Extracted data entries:
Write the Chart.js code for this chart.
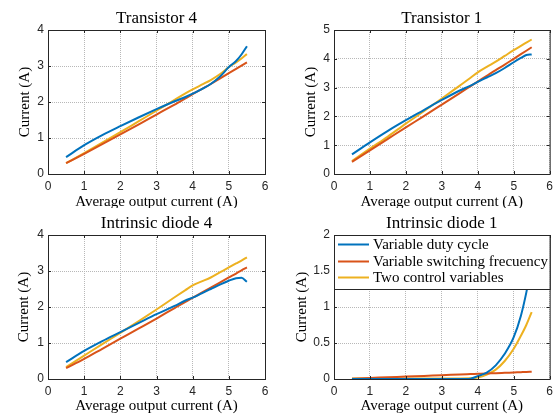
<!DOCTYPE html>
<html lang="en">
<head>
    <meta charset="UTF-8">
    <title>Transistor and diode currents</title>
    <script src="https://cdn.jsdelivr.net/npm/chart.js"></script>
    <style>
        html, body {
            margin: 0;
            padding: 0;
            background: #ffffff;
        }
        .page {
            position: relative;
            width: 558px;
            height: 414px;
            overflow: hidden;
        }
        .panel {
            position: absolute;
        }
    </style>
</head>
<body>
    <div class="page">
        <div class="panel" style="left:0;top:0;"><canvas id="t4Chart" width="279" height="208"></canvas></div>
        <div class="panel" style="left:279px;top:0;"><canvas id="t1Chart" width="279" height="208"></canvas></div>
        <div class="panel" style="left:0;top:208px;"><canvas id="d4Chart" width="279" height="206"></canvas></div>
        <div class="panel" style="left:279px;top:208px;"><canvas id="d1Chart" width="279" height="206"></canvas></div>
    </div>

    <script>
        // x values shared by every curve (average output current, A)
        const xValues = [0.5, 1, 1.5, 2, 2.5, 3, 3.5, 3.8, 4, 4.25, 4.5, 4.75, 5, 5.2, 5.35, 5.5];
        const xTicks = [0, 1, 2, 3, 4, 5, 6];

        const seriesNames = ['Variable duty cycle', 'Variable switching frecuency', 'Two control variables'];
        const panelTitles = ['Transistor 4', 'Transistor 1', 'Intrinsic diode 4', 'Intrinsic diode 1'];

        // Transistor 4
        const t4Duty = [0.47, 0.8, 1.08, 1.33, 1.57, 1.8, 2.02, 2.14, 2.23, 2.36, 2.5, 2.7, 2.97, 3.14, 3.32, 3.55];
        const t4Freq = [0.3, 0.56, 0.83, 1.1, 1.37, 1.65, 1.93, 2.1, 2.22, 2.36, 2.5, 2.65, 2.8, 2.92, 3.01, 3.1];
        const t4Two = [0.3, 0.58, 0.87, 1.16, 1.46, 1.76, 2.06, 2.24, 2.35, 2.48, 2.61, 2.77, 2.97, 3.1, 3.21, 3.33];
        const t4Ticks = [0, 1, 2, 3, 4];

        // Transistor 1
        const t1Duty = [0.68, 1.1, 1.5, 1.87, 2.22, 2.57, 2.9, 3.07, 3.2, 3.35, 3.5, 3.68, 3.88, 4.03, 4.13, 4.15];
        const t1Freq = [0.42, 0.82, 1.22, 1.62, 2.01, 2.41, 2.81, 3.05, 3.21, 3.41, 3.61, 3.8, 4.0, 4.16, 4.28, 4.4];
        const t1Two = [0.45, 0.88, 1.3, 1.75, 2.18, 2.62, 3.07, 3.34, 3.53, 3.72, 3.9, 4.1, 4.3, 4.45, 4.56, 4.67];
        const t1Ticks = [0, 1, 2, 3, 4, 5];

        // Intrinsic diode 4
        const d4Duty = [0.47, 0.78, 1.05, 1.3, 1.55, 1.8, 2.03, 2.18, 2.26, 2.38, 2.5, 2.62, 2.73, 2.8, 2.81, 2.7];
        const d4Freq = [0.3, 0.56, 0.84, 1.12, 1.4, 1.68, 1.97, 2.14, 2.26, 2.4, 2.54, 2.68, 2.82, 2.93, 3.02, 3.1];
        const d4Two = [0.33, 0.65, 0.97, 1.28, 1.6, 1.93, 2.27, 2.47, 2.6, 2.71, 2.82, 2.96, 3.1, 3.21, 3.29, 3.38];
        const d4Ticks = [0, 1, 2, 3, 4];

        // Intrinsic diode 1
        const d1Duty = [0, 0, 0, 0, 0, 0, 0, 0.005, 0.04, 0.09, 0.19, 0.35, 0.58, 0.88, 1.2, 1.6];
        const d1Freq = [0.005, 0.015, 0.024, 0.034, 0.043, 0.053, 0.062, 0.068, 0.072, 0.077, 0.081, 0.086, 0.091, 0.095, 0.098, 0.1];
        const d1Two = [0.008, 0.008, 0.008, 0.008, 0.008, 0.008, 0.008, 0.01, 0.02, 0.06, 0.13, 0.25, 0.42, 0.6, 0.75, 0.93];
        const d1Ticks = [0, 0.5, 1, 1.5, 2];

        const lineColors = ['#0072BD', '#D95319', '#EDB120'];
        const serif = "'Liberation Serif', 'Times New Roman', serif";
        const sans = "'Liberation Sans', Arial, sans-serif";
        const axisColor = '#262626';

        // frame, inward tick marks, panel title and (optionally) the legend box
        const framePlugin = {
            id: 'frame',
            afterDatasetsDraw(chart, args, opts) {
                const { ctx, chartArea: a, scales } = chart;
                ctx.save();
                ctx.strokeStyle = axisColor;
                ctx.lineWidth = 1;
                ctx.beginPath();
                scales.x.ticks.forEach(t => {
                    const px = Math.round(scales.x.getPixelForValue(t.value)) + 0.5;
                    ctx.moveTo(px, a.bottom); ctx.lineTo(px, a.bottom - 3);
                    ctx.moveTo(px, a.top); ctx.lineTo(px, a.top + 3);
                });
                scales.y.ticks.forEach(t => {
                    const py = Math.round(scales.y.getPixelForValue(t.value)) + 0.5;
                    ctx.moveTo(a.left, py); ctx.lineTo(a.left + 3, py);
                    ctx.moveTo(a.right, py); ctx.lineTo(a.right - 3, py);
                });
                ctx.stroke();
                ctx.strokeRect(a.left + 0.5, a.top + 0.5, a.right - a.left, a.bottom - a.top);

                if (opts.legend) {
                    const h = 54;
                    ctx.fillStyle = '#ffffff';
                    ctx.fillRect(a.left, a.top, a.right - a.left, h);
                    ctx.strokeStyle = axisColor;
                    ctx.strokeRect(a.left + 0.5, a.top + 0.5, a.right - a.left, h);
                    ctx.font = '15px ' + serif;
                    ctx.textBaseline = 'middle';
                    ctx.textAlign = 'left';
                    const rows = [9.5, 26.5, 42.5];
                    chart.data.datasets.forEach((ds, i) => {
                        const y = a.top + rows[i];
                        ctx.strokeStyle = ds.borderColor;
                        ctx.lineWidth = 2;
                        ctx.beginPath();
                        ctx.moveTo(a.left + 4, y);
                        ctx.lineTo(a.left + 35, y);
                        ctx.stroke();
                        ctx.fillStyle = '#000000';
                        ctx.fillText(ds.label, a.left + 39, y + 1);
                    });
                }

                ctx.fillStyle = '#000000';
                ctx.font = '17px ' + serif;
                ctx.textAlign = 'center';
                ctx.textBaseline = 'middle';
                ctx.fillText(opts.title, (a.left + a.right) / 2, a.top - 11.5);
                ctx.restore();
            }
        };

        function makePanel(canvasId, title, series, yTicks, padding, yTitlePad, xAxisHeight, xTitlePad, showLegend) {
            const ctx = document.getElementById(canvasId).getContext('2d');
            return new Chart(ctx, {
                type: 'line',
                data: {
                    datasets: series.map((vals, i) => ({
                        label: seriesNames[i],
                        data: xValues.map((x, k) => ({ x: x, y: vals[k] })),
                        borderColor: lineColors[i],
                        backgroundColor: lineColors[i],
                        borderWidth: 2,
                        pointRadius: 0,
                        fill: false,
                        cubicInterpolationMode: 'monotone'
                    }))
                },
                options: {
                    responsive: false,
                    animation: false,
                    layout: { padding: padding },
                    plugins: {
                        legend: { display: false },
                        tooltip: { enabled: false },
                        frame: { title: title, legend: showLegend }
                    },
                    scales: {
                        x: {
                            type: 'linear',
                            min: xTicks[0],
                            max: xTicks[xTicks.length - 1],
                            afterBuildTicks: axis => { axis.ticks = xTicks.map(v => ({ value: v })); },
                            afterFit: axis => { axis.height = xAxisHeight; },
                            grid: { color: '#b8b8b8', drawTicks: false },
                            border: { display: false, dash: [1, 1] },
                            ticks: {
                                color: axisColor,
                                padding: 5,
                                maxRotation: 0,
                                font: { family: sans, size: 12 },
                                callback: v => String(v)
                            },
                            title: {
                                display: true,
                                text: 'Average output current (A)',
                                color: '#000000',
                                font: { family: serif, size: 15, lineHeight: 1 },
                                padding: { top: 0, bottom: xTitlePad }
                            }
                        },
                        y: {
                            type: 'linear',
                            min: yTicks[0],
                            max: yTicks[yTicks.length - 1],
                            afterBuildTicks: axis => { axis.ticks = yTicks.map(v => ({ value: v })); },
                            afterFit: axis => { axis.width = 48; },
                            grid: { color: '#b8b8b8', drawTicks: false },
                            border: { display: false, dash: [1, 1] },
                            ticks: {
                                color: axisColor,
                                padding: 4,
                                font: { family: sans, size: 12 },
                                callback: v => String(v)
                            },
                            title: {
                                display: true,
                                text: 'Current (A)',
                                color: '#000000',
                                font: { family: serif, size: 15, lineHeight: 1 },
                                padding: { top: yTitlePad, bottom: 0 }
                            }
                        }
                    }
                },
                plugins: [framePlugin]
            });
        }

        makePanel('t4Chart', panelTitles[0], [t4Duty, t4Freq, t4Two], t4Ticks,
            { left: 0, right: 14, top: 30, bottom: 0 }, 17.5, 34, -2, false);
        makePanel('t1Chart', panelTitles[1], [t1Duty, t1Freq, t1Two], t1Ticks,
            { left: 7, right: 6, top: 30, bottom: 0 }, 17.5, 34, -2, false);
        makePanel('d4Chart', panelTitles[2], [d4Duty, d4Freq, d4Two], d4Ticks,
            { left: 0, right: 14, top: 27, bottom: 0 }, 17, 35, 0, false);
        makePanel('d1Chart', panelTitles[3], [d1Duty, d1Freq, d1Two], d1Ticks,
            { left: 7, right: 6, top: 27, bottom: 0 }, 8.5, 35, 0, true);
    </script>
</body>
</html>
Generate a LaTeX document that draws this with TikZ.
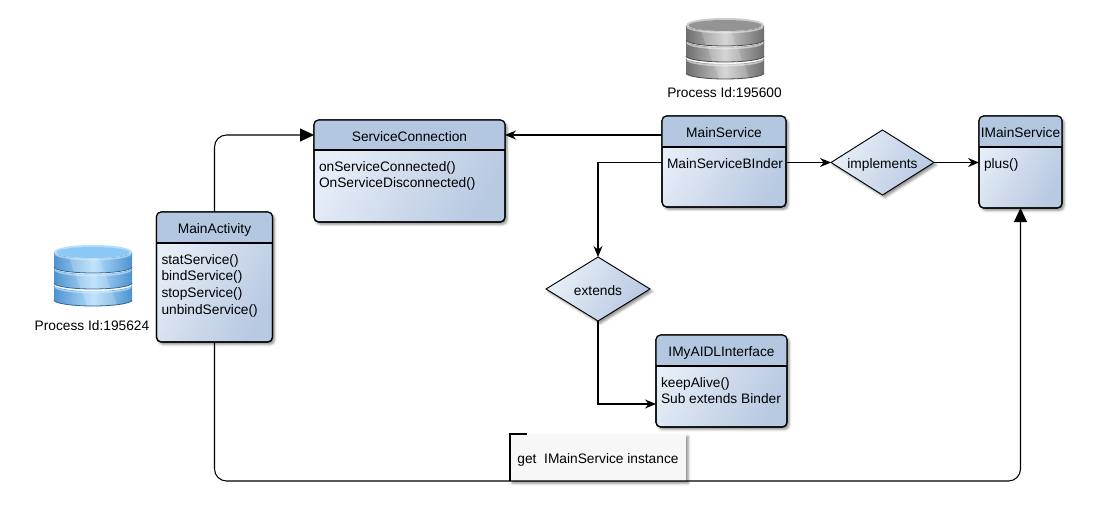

Work required: Repeat the lines above, starting at the first and stopping after the line that holds "const xTicks = [0, 1, 2, 3, 4, 5, 6];", with the pictures left out.

Correct answer:
Write the Chart.js code for this chart.
<!DOCTYPE html>
<html lang="en">
<head>
    <meta charset="UTF-8">
    <title>Transistor and diode currents</title>
    <script src="https://cdn.jsdelivr.net/npm/chart.js"></script>
    <style>
        html, body {
            margin: 0;
            padding: 0;
            background: #ffffff;
        }
        .page {
            position: relative;
            width: 558px;
            height: 414px;
            overflow: hidden;
        }
        .panel {
            position: absolute;
        }
    </style>
</head>
<body>
    <div class="page">
        <div class="panel" style="left:0;top:0;"><canvas id="t4Chart" width="279" height="208"></canvas></div>
        <div class="panel" style="left:279px;top:0;"><canvas id="t1Chart" width="279" height="208"></canvas></div>
        <div class="panel" style="left:0;top:208px;"><canvas id="d4Chart" width="279" height="206"></canvas></div>
        <div class="panel" style="left:279px;top:208px;"><canvas id="d1Chart" width="279" height="206"></canvas></div>
    </div>

    <script>
        // x values shared by every curve (average output current, A)
        const xValues = [0.5, 1, 1.5, 2, 2.5, 3, 3.5, 3.8, 4, 4.25, 4.5, 4.75, 5, 5.2, 5.35, 5.5];
        const xTicks = [0, 1, 2, 3, 4, 5, 6];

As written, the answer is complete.